Choose a professional installer. The best home security system will accommodate your lifestyle and specific valuables you want protected. Carefully consider your security requirements and budget. You may also get recommendation from the insurance company that covers your home. Deal only with reputable firms and check out the company with BBB first.

Contact at least three companies before selecting an installer. Find out if they are properly licensed in your state and if they screen employees before hiring. Make sure to check with the ESA website for a list of member companies throughout the United States who have agreed to abide by the National Code of Ethics.

Ask about all charges up front. Prices for home security systems will vary, based on the level of protection and type of technology used, so be sure to compare apples-to-apples bids on similar systems. Do not forget to factor in the initial installation charge, as well as monthly monitoring charges. Also, talk to your insurance agent; some systems may qualify you for a discount on homeowner's premiums.

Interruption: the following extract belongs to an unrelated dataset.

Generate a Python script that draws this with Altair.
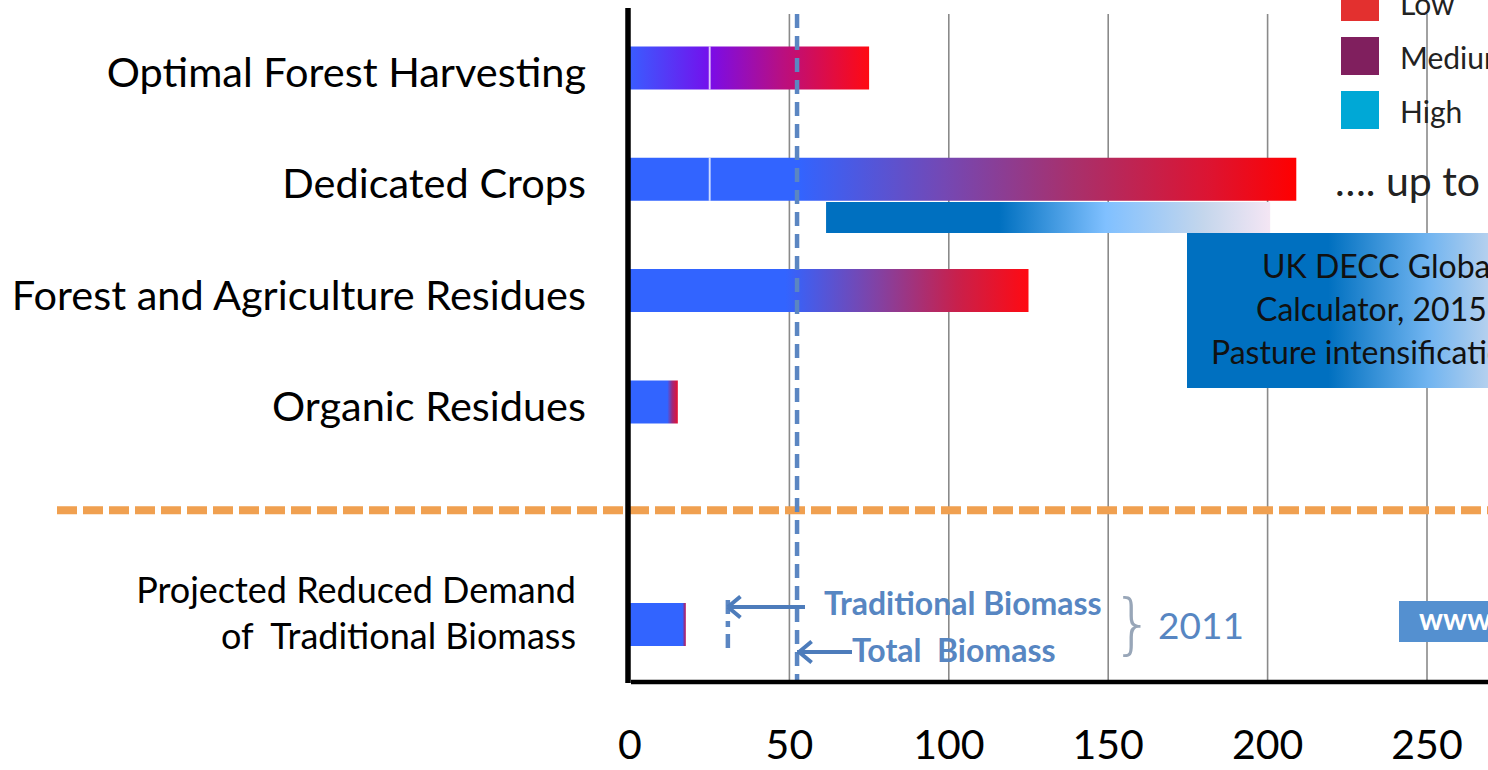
import altair as alt
import pandas as pd

# ---------------------------------------------------------------- data
categories = [
    "Optimal Forest Harvesting",
    "Dedicated Crops",
    "Forest and Agriculture Residues",
    "Organic Residues",
    " ",  # divider slot
    "Projected Reduced Demand of Traditional Biomass",
]
label_rows = categories[:4]
projected_row = categories[5]
divider_row = categories[4]

# bar segments (EJ/yr): row, start, end
seg_rows = [
    "Optimal Forest Harvesting", "Optimal Forest Harvesting",
    "Dedicated Crops", "Dedicated Crops",
    "Forest and Agriculture Residues",
    "Organic Residues",
    "Projected Reduced Demand of Traditional Biomass",
]
seg_start = [0, 25, 0, 25, 0, 0, 0]
seg_end = [25, 75, 25, 209, 125, 15, 17.5]

split_value = 25
split_rows = ["Optimal Forest Harvesting", "Dedicated Crops"]

traditional_biomass_2011 = 30.7
total_biomass_2011 = 52.4

decc_range = [61.5, 200.8]

tick_values = [0, 50, 100, 150, 200, 250]
tick_labels = ["0", "50", "100", "150", "200", "250"]

levels = ["Low", "Medium", "High"]
level_colors = ["#e3302f", "#801f5e", "#00a8d6"]

NBSP = "\u00a0"

# ---------------------------------------------------------------- styling
W, H = 1488, 770
ORIGIN = 630
PX_PER_UNIT = 3.188
FONT = "Lato"
BLUE_NOTE = "#5786c2"

BLUE = "#3264ff"
seg_stops = [
    [(0, "#3a5cff"), (1, "#7410ec")],
    [(0, "#7a0ce8"), (0.45, "#b80f82"), (1, "#ff0a12")],
    [(0, BLUE), (1, BLUE)],
    [(0, BLUE), (0.15, BLUE), (0.4, "#7448b4"), (0.62, "#a8306c"), (0.85, "#dc1432"), (1, "#ff0000")],
    [(0, BLUE), (0.39, BLUE), (0.62, "#8242a4"), (0.82, "#c8204c"), (1, "#ff0a12")],
    [(0, BLUE), (0.78, BLUE), (0.88, "#9a2a80"), (1, "#e81030")],
    [(0, BLUE), (0.94, BLUE), (1, "#c0104e")],
]


def grad(stops):
    return alt.LinearGradient(
        gradient="linear",
        stops=[alt.GradientStop(offset=o, color=c) for o, c in stops],
        x1=0, x2=1, y1=0, y2=0,
    )


x_scale = alt.Scale(
    domain=[-ORIGIN / PX_PER_UNIT, (W - ORIGIN) / PX_PER_UNIT],
    range=[0, W], nice=False, zero=False,
)
y_scale = alt.Scale(
    domain=categories, range=[12.35, 680.15],
    paddingInner=0.614, paddingOuter=0.307,
)
legend_scale = alt.Scale(
    domain=levels, range=[-25, 137], paddingInner=0.296, paddingOuter=0.148
)

X = lambda f: alt.X(f, scale=x_scale, axis=None)
Y = lambda f: alt.Y(f, scale=y_scale, axis=None)
one = pd.DataFrame({"k": [0]})

layers = []

# vertical grid lines
grid_df = pd.DataFrame({"tick": tick_values[1:]})
layers.append(
    alt.Chart(grid_df).mark_rule(color="#8a8a8a", strokeWidth=1.6).encode(
        x=X("tick:Q"), y=alt.value(14), y2=alt.value(681)
    )
)

# orange divider between supply potentials and demand reduction
layers.append(
    alt.Chart(pd.DataFrame({"row": [divider_row]})).mark_rule(
        color="#f0a050", strokeWidth=8, strokeDash=[20, 6], yOffset=-3
    ).encode(y=Y("row:N"), x=alt.value(57), x2=alt.value(W))
)

# gradient bars
for r, s, e, st in zip(seg_rows, seg_start, seg_end, seg_stops):
    df = pd.DataFrame({"row": [r], "start": [s], "end": [e]})
    layers.append(
        alt.Chart(df).mark_bar(color=grad(st)).encode(
            x=X("start:Q"), x2="end:Q", y=Y("row:N")
        )
    )

# thin white separators inside the first two bars
sep_df = pd.DataFrame({"row": split_rows, "v": [split_value] * 2})
layers.append(
    alt.Chart(sep_df).mark_tick(color="white", thickness=2, size=43, orient="vertical").encode(
        x=X("v:Q"), y=Y("row:N")
    )
)

# DECC range highlight and its box
decc_df = pd.DataFrame({"a": [decc_range[0]], "b": [decc_range[1]]})
layers.append(
    alt.Chart(decc_df).mark_rect(
        color=grad([(0, "#0070c0"), (0.39, "#0070c0"), (0.63, "#80c0ff"),
                    (0.85, "#c4d6ec"), (1, "#f4e6f4")])
    ).encode(x=X("a:Q"), x2="b:Q", y=alt.value(202), y2=alt.value(233))
)
layers.append(
    alt.Chart(one).mark_rect(
        color=grad([(0, "#0070c0"), (0.47, "#0070c0"), (0.8, "#70b4f0"), (1, "#b4d0ee")])
    ).encode(x=alt.value(1187), x2=alt.value(W), y=alt.value(233), y2=alt.value(388))
)
box_lines = ["UK DECC Global", "Calculator, 2015", "Pasture intensification"]
box_x = [1262, 1256, 1211]
box_y = [268, 311, 354]
for t, bx, by in zip(box_lines, box_x, box_y):
    layers.append(
        alt.Chart(one).mark_text(
            text=t, font=FONT, fontSize=32, color="#111111", align="left", baseline="middle"
        ).encode(x=alt.value(bx), y=alt.value(by))
    )

# 2011 biomass use markers
layers.append(
    alt.Chart(pd.DataFrame({"v": [total_biomass_2011]})).mark_rule(
        color="#5b86c2", strokeWidth=4.5, strokeDash=[14, 8]
    ).encode(x=X("v:Q"), y=alt.value(14), y2=alt.value(681))
)
layers.append(
    alt.Chart(pd.DataFrame({"v": [traditional_biomass_2011]})).mark_rule(
        color="#5b86c2", strokeWidth=4.5, strokeDash=[14, 7, 6, 7]
    ).encode(x=X("v:Q"), y=alt.value(600), y2=alt.value(652))
)

arrow_color = "#4d7cbb"
arrow_shape = "M0,0L1.2,-1M0,0L1.2,1"
# Traditional biomass arrow
layers.append(
    alt.Chart(pd.DataFrame({"a": [traditional_biomass_2011], "b": [total_biomass_2011]})).mark_rule(
        color=arrow_color, strokeWidth=4
    ).encode(x=X("a:Q"), x2=alt.value(805), y=alt.value(607))
)
layers.append(
    alt.Chart(pd.DataFrame({"a": [traditional_biomass_2011]})).mark_point(
        shape=arrow_shape, size=440, filled=False, color=arrow_color, strokeWidth=4, opacity=1
    ).encode(x=X("a:Q"), y=alt.value(607))
)
# Total biomass arrow
layers.append(
    alt.Chart(pd.DataFrame({"a": [total_biomass_2011]})).mark_rule(
        color=arrow_color, strokeWidth=4
    ).encode(x=X("a:Q"), x2=alt.value(852), y=alt.value(652))
)
layers.append(
    alt.Chart(pd.DataFrame({"a": [total_biomass_2011]})).mark_point(
        shape=arrow_shape, size=440, filled=False, color=arrow_color, strokeWidth=4, opacity=1, xOffset=2
    ).encode(x=X("a:Q"), y=alt.value(652))
)

notes = [
    ("Traditional Biomass", 824, 605, 32, "bold"),
    ("Total" + NBSP + NBSP + "Biomass", 852, 652, 32, "bold"),
    ("2011", 1158, 628, 37, "normal"),
]
for t, nx, ny, fs, fw in notes:
    layers.append(
        alt.Chart(one).mark_text(
            text=t, font=FONT, fontSize=fs, fontWeight=fw, color=BLUE_NOTE,
            align="left", baseline="middle"
        ).encode(x=alt.value(nx), y=alt.value(ny))
    )
layers.append(
    alt.Chart(one).mark_text(
        text="}", font="DejaVu Sans", fontSize=66, fontWeight=200, color="#98a6b8",
        align="left", baseline="middle"
    ).encode(x=alt.value(1112), y=alt.value(626))
)

# axis lines
layers.append(
    alt.Chart(one).mark_rule(color="black", strokeWidth=5.5).encode(
        x=alt.value(628), y=alt.value(8), y2=alt.value(683)
    )
)
layers.append(
    alt.Chart(one).mark_rule(color="black", strokeWidth=4.5).encode(
        x=alt.value(631), x2=alt.value(W), y=alt.value(682)
    )
)

# tick labels
tick_df = pd.DataFrame({"tick": tick_values, "label": tick_labels})
layers.append(
    alt.Chart(tick_df).mark_text(
        font=FONT, fontSize=41, color="black", baseline="middle"
    ).encode(x=X("tick:Q"), y=alt.value(747), text="label:N")
)

# category labels
cat_df = pd.DataFrame({"row": label_rows})
layers.append(
    alt.Chart(cat_df).mark_text(
        font=FONT, fontSize=41.5, color="black", align="right", baseline="middle", dy=7
    ).encode(x=alt.value(586), y=Y("row:N"), text="row:N")
)
proj_df = pd.DataFrame({"row": [projected_row],
                        "label": ["Projected Reduced Demand\nof" + NBSP + NBSP + "Traditional Biomass"]})
layers.append(
    alt.Chart(proj_df).mark_text(
        font=FONT, fontSize=36, color="black", align="right", baseline="middle",
        lineBreak="\n", lineHeight=46, dy=-33
    ).encode(x=alt.value(576), y=Y("row:N"), text="label:N")
)

# "up to" note
layers.append(
    alt.Chart(one).mark_text(
        text="…. up to", font=FONT, fontSize=41, color="#222222", align="left", baseline="middle"
    ).encode(x=alt.value(1335), y=alt.value(184))
)

# www badge
layers.append(
    alt.Chart(one).mark_rect(color="#5490d0").encode(
        x=alt.value(1399), x2=alt.value(W), y=alt.value(601), y2=alt.value(642)
    )
)
layers.append(
    alt.Chart(one).mark_text(
        text="www", font=FONT, fontSize=30, fontWeight="bold", color="white",
        align="left", baseline="middle"
    ).encode(x=alt.value(1419), y=alt.value(621))
)

# level legend
legend_df = pd.DataFrame({"level": levels, "color": level_colors})
layers.append(
    alt.Chart(legend_df).mark_rect().encode(
        x=alt.value(1341), x2=alt.value(1379),
        y=alt.Y("level:N", scale=legend_scale, axis=None),
        color=alt.Color("level:N", scale=alt.Scale(domain=levels, range=level_colors), legend=None),
    )
)
layers.append(
    alt.Chart(legend_df).mark_text(
        font=FONT, fontSize=30, color="#222222", align="left", baseline="middle", dy=4
    ).encode(
        x=alt.value(1400),
        y=alt.Y("level:N", scale=legend_scale, axis=None),
        text="level:N",
    )
)

chart = (
    alt.layer(*layers)
    .resolve_scale(y="independent")
    .properties(width=W, height=H, padding=0, autosize="none", background="white")
    .configure_view(stroke=None)
)

chart.save("out.html", embed_options={"renderer": "svg", "actions": False})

Know the ins and outs of your contract. If your alarm system will be monitored, either by your installing company or by a third-party monitoring center, find out the length of the contract. Typically, monitoring contracts are between two to five years in length. What is your recourse if you are not satisfied with the services provided? Can you cancel the contract? What are your rights if your monitoring company is purchased or acquired by another alarm company? If the alarm sounds, does the company first notify you or the police? How soon? What happens if you can't be reached? Does the company have a local security patrol car? Are there costs for false alarms--and if so, who pays? What's the early termination fee if you move? These are the types of questions you need to consider before you obligate yourself to a long-term contract.

Insist that the installer "walk" you through your system until you fully understand how it works. This will prevent the most common problem: false alarms. False alarms are an indicator of the quality of the alarm installation and user education. Ask for a complete inspection of your property and an itemized written estimate. Review the sales contract closely to ensure you understand exactly what equipment and protection you will be provided.

Beware of "Door Knockers." The BBB has received reports of "high pressure and fear selling practices." from door-to-door Home Alarm System salespeople. These salespeople were citing false police reports of recent burglaries that had not happened or are making claims that the resident's current alarm provider has gone out of business. Some home owners were misled into signing a contract for a new system, before canceling the contract on their existing system or they discovered that their current alarm provider was not out of business, resulting in their having to pay for two different alarm systems at the same time.

Additional advice:

* You do not have to let Door-to-Door salespeople into your home.

* If you are not interested, say "good bye" and shut the door."

* Individuals should provide credentials and identification.

* They should be able to display proof of a city-provided neighborhood solicitation permit.

* Ask if the company is local, regional, or national.

* Do not be misled by false police reports.

* Do not be pressured into signing a contract -- if the deal is good today it will be good tomorrow. Beware of claims of "limited offers" and that the company is ready to immediately install the system. Reputable companies let you compare bids and engage in a comprehensive review of your security needs.

* Be sure to completely read and understand any contract before signing, and remember your FTC, "right to cancel" a contract within 72 hours since it is signed at your home.